If you’re in the millennial generation, or on the border of it, you’re probably well-versed in the notion that you got a raw deal financially.

This is a broad statement of course, and among the millions and millions of millennials some have it better than others. Broadly speaking, however, today’s young professionals have less job security, less know-how when it comes to investing and saving, and more incentive to go it alone.

To some extent this can actually lead to good things. For example, millennials have proven to be adept at figuring out their own employment situations even where traditional careers aren’t available. Much is made of the spirit of entrepreneurism in this generation, which as one write-up put it has its finger on the pulse of current and future business trends. This is just to say it’s not all bad for an entire generation.

In the meantime, however, there’s no denying that young adults today, by and large, are entering a different financial landscape. Entry-level jobs don’t pay much, savings opportunities can be ill-defined, banking systems are changing, and debts from education can be very high. So with all of this in mind, we wanted to write up some basic tips that can help millennials get closer to financial independence and security.

1. Use The Debt Snowball Method

This is a tried and true method that can help you get out of debt responsibly and efficiently. The basic idea is that you pay your debts from smallest to largest, regardless of interest rate (thus the snowball imagery, starting small and getting bigger). The idea is that you can get the smallest one out of the way first, and then use the money that was going toward those payments to compound your efforts toward the next one, and so on. Additionally, with each individual debt you knock off, you eliminate its interest (whereas if you try to pay down several at once, you’re letting the interest grow for all of them).

2. Cool It With The Lattes

Be honest: if you’re a millennial, you’re probably spending a little too much at Starbucks or your local coffee shop – or, for that matter, on craft beers and the like. Young people today are the subjects of relentless marketing campaigns that preach that premium products are worth $3 extra when often something simpler is just as good. So try this: spend a month setting aside all the money you’d otherwise spend on specialty drinks (rather than just saving it). It’ll give you an idea of how much there might be to save.

3. Understand Cryptocurrency

Cryptocurrency is incredibly trendy right now, to the point that it’s easy to look at it as the new form of investment, rather than just a new form.

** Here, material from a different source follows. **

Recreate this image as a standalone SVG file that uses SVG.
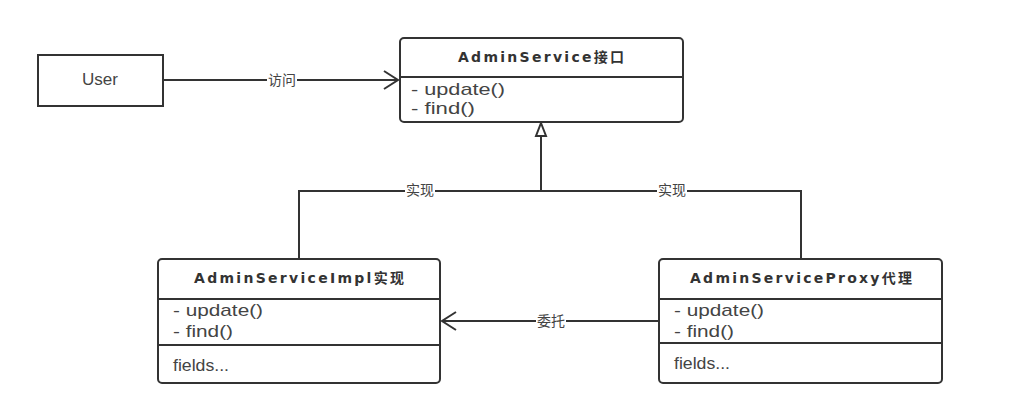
<svg xmlns="http://www.w3.org/2000/svg" width="1018" height="414" viewBox="0 0 1018 414">
<defs>
<style>
.box{fill:#fff;stroke:#333;stroke-width:2}
.div{stroke:#333;stroke-width:2}
.title{font-family:"DejaVu Sans","Noto Sans CJK SC",sans-serif;font-weight:bold;font-size:14px;fill:#333;text-anchor:middle;dominant-baseline:central}
.mem{font-family:"Liberation Sans","Noto Sans CJK SC",sans-serif;font-size:17px;fill:#444;dominant-baseline:central}
.lbl{font-family:"Liberation Sans","Noto Sans CJK SC",sans-serif;font-size:14px;fill:#444;text-anchor:middle;dominant-baseline:central}
.conn{fill:none;stroke:#333;stroke-width:2}
</style>
<marker id="open" markerWidth="20" markerHeight="20" refX="18" refY="10" orient="auto" markerUnits="userSpaceOnUse">
<path d="M4,1 L18,10 L4,19" fill="none" stroke="#333" stroke-width="2"/>
</marker>
</defs>
<rect width="1018" height="414" fill="#fff"/>
<g id="connectors">
<path class="conn" d="M163,80 L398,80" marker-end="url(#open)"/>
<rect x="267" y="71" width="30" height="18" fill="#fff"/>
<text class="lbl" x="282" y="80">访问</text>
<path class="conn" d="M541,136 L541,191 M299,258 L299,191 L801,191 L801,258"/>
<path d="M541,123 L546,136 L536,136 Z" fill="#fff" stroke="#333" stroke-width="2"/>
<rect x="405" y="182" width="30" height="18" fill="#fff"/>
<text class="lbl" x="420" y="190">实现</text>
<rect x="657" y="182" width="30" height="18" fill="#fff"/>
<text class="lbl" x="672" y="190">实现</text>
<path class="conn" d="M659,321 L442,321" marker-end="url(#open)"/>
<rect x="536" y="312" width="30" height="18" fill="#fff"/>
<text class="lbl" x="551" y="321">委托</text>
</g>
<g id="user">
<rect class="box" x="38" y="55" width="125" height="51"/>
<text class="lbl" x="100" y="79" style="font-size:16px" textLength="36" lengthAdjust="spacingAndGlyphs">User</text>
</g>
<g id="adminService">
<rect class="box" x="400" y="38" width="283" height="84" rx="4"/>
<line class="div" x1="400" y1="77" x2="683" y2="77"/>
<text class="title" x="541" y="57" textLength="166" lengthAdjust="spacing">AdminService接口</text>
<text class="mem" x="411" y="89" textLength="94" lengthAdjust="spacingAndGlyphs">-  update()</text>
<text class="mem" x="411" y="108" textLength="64" lengthAdjust="spacingAndGlyphs">-  find()</text>
</g>
<g id="adminServiceImpl">
<rect class="box" x="158" y="259" width="282" height="124" rx="4"/>
<line class="div" x1="158" y1="299" x2="440" y2="299"/>
<line class="div" x1="158" y1="345" x2="440" y2="345"/>
<text class="title" x="299" y="278" textLength="210" lengthAdjust="spacing">AdminServiceImpl实现</text>
<text class="mem" x="173" y="310" textLength="90" lengthAdjust="spacingAndGlyphs">-  update()</text>
<text class="mem" x="173" y="331" textLength="60" lengthAdjust="spacingAndGlyphs">-  find()</text>
<text class="mem" x="173" y="365" textLength="56" lengthAdjust="spacingAndGlyphs">fields...</text>
</g>
<g id="adminServiceProxy">
<rect class="box" x="659" y="259" width="283" height="124" rx="4"/>
<line class="div" x1="659" y1="299" x2="942" y2="299"/>
<line class="div" x1="659" y1="343" x2="942" y2="343"/>
<text class="title" x="801" y="278" textLength="222" lengthAdjust="spacing">AdminServiceProxy代理</text>
<text class="mem" x="674" y="310" textLength="90" lengthAdjust="spacingAndGlyphs">-  update()</text>
<text class="mem" x="674" y="331" textLength="60" lengthAdjust="spacingAndGlyphs">-  find()</text>
<text class="mem" x="674" y="363" textLength="56" lengthAdjust="spacingAndGlyphs">fields...</text>
</g>
</svg>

Simply put, a lot of people buying in are amateur investors who don’t understand how to evaluate price trends, and in some cases don’t even fully grasp cryptocurrency! This is an easy trap for millennials, so before you buy in make sure you understand the bitcoin basics, grasp what cryptocurrency means, and learn how to evaluate trends. Even then this is a risky prospect for investment – but because it’s out there and getting more popular, it seems worth mentioning.

4. Use Acorns

If you’re looking for a trendy, modern way to invest, look instead to Acorns. Full disclaimer: this app will not make you rich. You’re not going to get in early on Google by investing through Acorns. What it does do however is take your spare change (rounding up to the dollar for each transaction with a card linked to your account) and put it all together in a strategic, professionally operated fund. It’s a passive way to invest that could net you a few hundred dollars over the course of the year, which can go a long way when you’re operating on a tight, young adult budget.

5. Invest Responsibly

Aside from using Acorns and approaching cryptocurrency with care, it’s still important for millennials to get into investing. This is a generation that, with good reason, is largely distrustful of the stock market and major financial institutions. But exploring responsible investments, such as well-regarded and affordable mutual funds, is still an almost necessary step toward financial independence and security.